What you’ll need
- survey stakes
- string level
- coarse washed gravel
- drain tile
- landscape fabric
step 1: remove large objects and check utility lines
Contact your utility company to find out about underground utility lines. Then dig out and remove large rocks and debris in the lawn.
step 2: check the slope
In order to drain properly — away from your basement and toward storm drains — your lawn must have at least a 2-percent slope. That’s a 1-foot drop for every 50 feet of lawn. Measure slope by tying a string to a survey stake pounded into the soil in front of your house. Walk the string out 50 feet, then tie it to another stake.
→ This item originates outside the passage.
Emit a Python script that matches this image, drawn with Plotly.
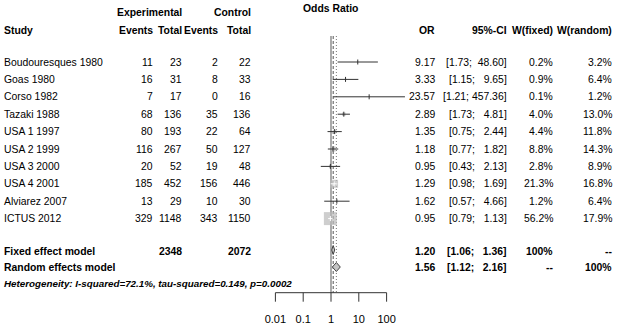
import numpy as np
import plotly.graph_objects as go

# ---- data -----------------------------------------------------------------
studies = ["Boudouresques 1980", "Goas 1980", "Corso 1982", "Tazaki 1988",
           "USA 1 1997", "USA 2 1999", "USA 3 2000", "USA 4 2001",
           "Alviarez 2007", "ICTUS 2012"]
exp_events = [11, 16, 7, 68, 80, 116, 20, 185, 13, 329]
exp_total = [23, 31, 17, 136, 193, 267, 52, 452, 29, 1148]
ctrl_events = [2, 8, 0, 35, 22, 50, 19, 156, 10, 343]
ctrl_total = [22, 33, 16, 136, 64, 127, 48, 446, 30, 1150]
odds_ratio = [9.17, 3.33, 23.57, 2.89, 1.35, 1.18, 0.95, 1.29, 1.62, 0.95]
ci_lower = [1.73, 1.15, 1.21, 1.73, 0.75, 0.77, 0.43, 0.98, 0.57, 0.79]
ci_upper = [48.60, 9.65, 457.36, 4.81, 2.44, 1.82, 2.13, 1.69, 4.66, 1.13]
w_fixed = [0.2, 0.9, 0.1, 4.0, 4.4, 8.8, 2.8, 21.3, 1.2, 56.2]
w_random = [3.2, 6.4, 1.2, 13.0, 11.8, 14.3, 8.9, 16.8, 6.4, 17.9]

fixed_or, fixed_lo, fixed_hi = 1.20, 1.06, 1.36
random_or, random_lo, random_hi = 1.56, 1.12, 2.16
total_exp, total_ctrl = 2348, 2072
heterogeneity = "Heterogeneity: I-squared=72.1%, tau-squared=0.149, p=0.0002"

axis_ticks = [0.01, 0.1, 1, 10, 100]
axis_tick_labels = ["0.01", "0.1", "1", "10", "100"]

# ---- layout geometry (pixels) --------------------------------------------
W, H = 620, 330
X_ONE = 331.0          # horizontal position of OR = 1
PX_DECADE = 27.8       # pixels per factor of ten
ROW0, ROW_STEP = 62.0, 17.4
Y_FIXED, Y_RANDOM, Y_HET = 251.0, 267.5, 283.5
Y_HEAD1, Y_HEAD2, Y_TITLE = 12.3, 30.0, 8.3
Y_TOP, Y_AXIS, TICK_LEN, Y_TICKLAB = 36.0, 292.7, 9.0, 320.0

FONT = "Liberation Sans, Arial, sans-serif"
FS = 10.4
DARK = "#333333"

row_y = [ROW0 + ROW_STEP * i for i in range(len(studies))]

fig = go.Figure()


def add_lines(xs, ys, color, width=1.0, dash="solid"):
    fig.add_trace(go.Scatter(x=xs, y=ys, mode="lines", hoverinfo="skip",
                             line=dict(color=color, width=width, dash=dash),
                             showlegend=False))


# reference lines: no effect, fixed and random estimates
add_lines([1, 1], [Y_TOP, Y_AXIS], "#ababab", 2.0)
add_lines([fixed_or, fixed_or], [Y_TOP, Y_AXIS], "#555555", 1.0, "3px,2px")
add_lines([random_or, random_or], [Y_TOP, Y_AXIS], "#777777", 1.0, "1px,2px")

# weight squares
w_max = max(w_fixed)
sizes = [13.0 * np.sqrt(w / w_max) for w in w_fixed]
fig.add_trace(go.Scatter(x=odds_ratio, y=row_y, mode="markers", hoverinfo="skip",
                         marker=dict(symbol="square", size=sizes, color="#b9b9b9",
                                     line=dict(width=0)),
                         showlegend=False))

# confidence intervals and estimate ticks
dark_x, dark_y, white_x, white_y = [], [], [], []
for y, est, lo, hi, s in zip(row_y, odds_ratio, ci_lower, ci_upper, sizes):
    half = s / 2.0
    inside = ((np.log10(est) - np.log10(lo)) * PX_DECADE <= half and
              (np.log10(hi) - np.log10(est)) * PX_DECADE <= half)
    xs, ys = (white_x, white_y) if inside else (dark_x, dark_y)
    xs += [lo, hi, None, est, est, None]
    ys += [y, y, None, y - 2.5, y + 2.5, None]
add_lines(dark_x, dark_y, DARK, 1.0)
add_lines(white_x, white_y, "white", 1.0)

# pooled estimates as diamonds
for y, est, lo, hi in [(Y_FIXED - 1.0, fixed_or, fixed_lo, fixed_hi),
                       (Y_RANDOM - 0.5, random_or, random_lo, random_hi)]:
    fig.add_trace(go.Scatter(x=[lo, est, hi, est, lo], y=[y, y - 4.5, y, y + 4.5, y],
                             mode="lines", fill="toself", fillcolor="#c4c4c4",
                             line=dict(color="#444444", width=1), hoverinfo="skip",
                             showlegend=False))

# bottom axis
add_lines([axis_ticks[0], axis_ticks[-1]], [Y_AXIS, Y_AXIS], DARK, 1.0)
tx, ty = [], []
for t in axis_ticks:
    tx += [t, t, None]
    ty += [Y_AXIS, Y_AXIS + TICK_LEN, None]
add_lines(tx, ty, DARK, 1.0)
fig.add_trace(go.Scatter(x=axis_ticks, y=[Y_TICKLAB] * len(axis_ticks), mode="text",
                         text=axis_tick_labels, textposition="middle center",
                         textfont=dict(family=FONT, size=11, color="black"),
                         hoverinfo="skip", showlegend=False))

# ---- text table ------------------------------------------------------------
annotations = []


def txt(x, y, s, anchor="right", bold=False, italic=False, size=FS):
    if italic:
        s = f"<i>{s}</i>"
    if bold:
        s = f"<b>{s}</b>"
    annotations.append(dict(x=x / W, y=y, xref="paper", yref="y", text=s,
                            xanchor=anchor, yanchor="middle", showarrow=False,
                            borderpad=0, font=dict(family=FONT, size=size, color="black")))


NB = "\u00a0"


def ci_text(lo, hi):
    return f"[{lo:.2f};{NB}" + f"{hi:6.2f}".replace(" ", NB) + "]"


X_STUDY, X_EEV, X_ETOT, X_CEV, X_CTOT = 3, 154, 183, 219, 251.5
X_OR, X_CI, X_WF, X_WR = 436, 508, 554, 613

txt(331, Y_TITLE, "Odds Ratio", anchor="center", bold=True)
txt(X_ETOT, Y_HEAD1, "Experimental", bold=True)
txt(X_CTOT, Y_HEAD1, "Control", bold=True)
txt(X_STUDY, Y_HEAD2, "Study", anchor="left", bold=True)
for x, s in [(X_EEV, "Events"), (X_ETOT, "Total"), (X_CEV, "Events"), (X_CTOT, "Total"),
             (X_OR, "OR"), (X_CI, "95%-CI"), (X_WF, "W(fixed)"), (X_WR, "W(random)")]:
    txt(x, Y_HEAD2, s, bold=True)

for i, y in enumerate(row_y):
    txt(X_STUDY, y, studies[i], anchor="left")
    txt(X_EEV, y, str(exp_events[i]))
    txt(X_ETOT, y, str(exp_total[i]))
    txt(X_CEV, y, str(ctrl_events[i]))
    txt(X_CTOT, y, str(ctrl_total[i]))
    txt(X_OR, y, f"{odds_ratio[i]:.2f}")
    txt(X_CI, y, ci_text(ci_lower[i], ci_upper[i]))
    txt(X_WF, y, f"{w_fixed[i]:.1f}%")
    txt(X_WR, y, f"{w_random[i]:.1f}%")

txt(X_STUDY, Y_FIXED, "Fixed effect model", anchor="left", bold=True)
txt(X_ETOT, Y_FIXED, str(total_exp), bold=True)
txt(X_CTOT, Y_FIXED, str(total_ctrl), bold=True)
txt(X_OR, Y_FIXED, f"{fixed_or:.2f}", bold=True)
txt(X_CI, Y_FIXED, ci_text(fixed_lo, fixed_hi), bold=True)
txt(X_WF, Y_FIXED, "100%", bold=True)
txt(X_WR, Y_FIXED, "--", bold=True)

txt(X_STUDY, Y_RANDOM, "Random effects model", anchor="left", bold=True)
txt(X_OR, Y_RANDOM, f"{random_or:.2f}", bold=True)
txt(X_CI, Y_RANDOM, ci_text(random_lo, random_hi), bold=True)
txt(X_WF, Y_RANDOM, "--", bold=True)
txt(X_WR, Y_RANDOM, "100%", bold=True)

txt(X_STUDY, Y_HET, heterogeneity, anchor="left", bold=True, italic=True, size=9.8)

fig.update_layout(
    width=W, height=H,
    margin=dict(l=0, r=0, t=0, b=0),
    paper_bgcolor="white", plot_bgcolor="white",
    xaxis=dict(type="log", domain=[0, 1],
               range=[(0 - X_ONE) / PX_DECADE, (W - X_ONE) / PX_DECADE],
               visible=False),
    yaxis=dict(range=[H, 0], domain=[0, 1], visible=False),
    annotations=annotations,
    showlegend=False,
)

fig.write_html("out.html")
Use a string level for accuracy. Measure the distance between the string and the ground. If it’s a foot or more, you’re set. If not, you’ll have to excavate to create more slope.
step 3: smooth the soil
Dips and mounds in your soil now will create problems later. Use a rake to knock down high spots and fill in depressions. If you live in a wet area, you will need to install drain tile. To install drain tile, dig trenches 1 foot wide and 1 foot deep along the house’s foundation, fill the bottom 2 inches with coarse washed gravel, and lay 4-inch-diameter drain tile in the trench. Cover the trench with landscape fabric and pour gravel in and around the sides of the trench until it covers 2 inches above the tile. Cover with Hyponex Topsoil or topsoil that you had delivered.
step 4: add topsoil
Test your soil and add amendments if needed. Add topsoil in two steps. First spread 1 or 2 inches over the soil and rototill. Then add an additional 4 to 6 inches of topsoil and even out mounds and depressions. Give this layer a few weeks to settle. Rainfall and irrigation helps the settling process. Rototill again after several weeks to a depth of 4 to 6 inches.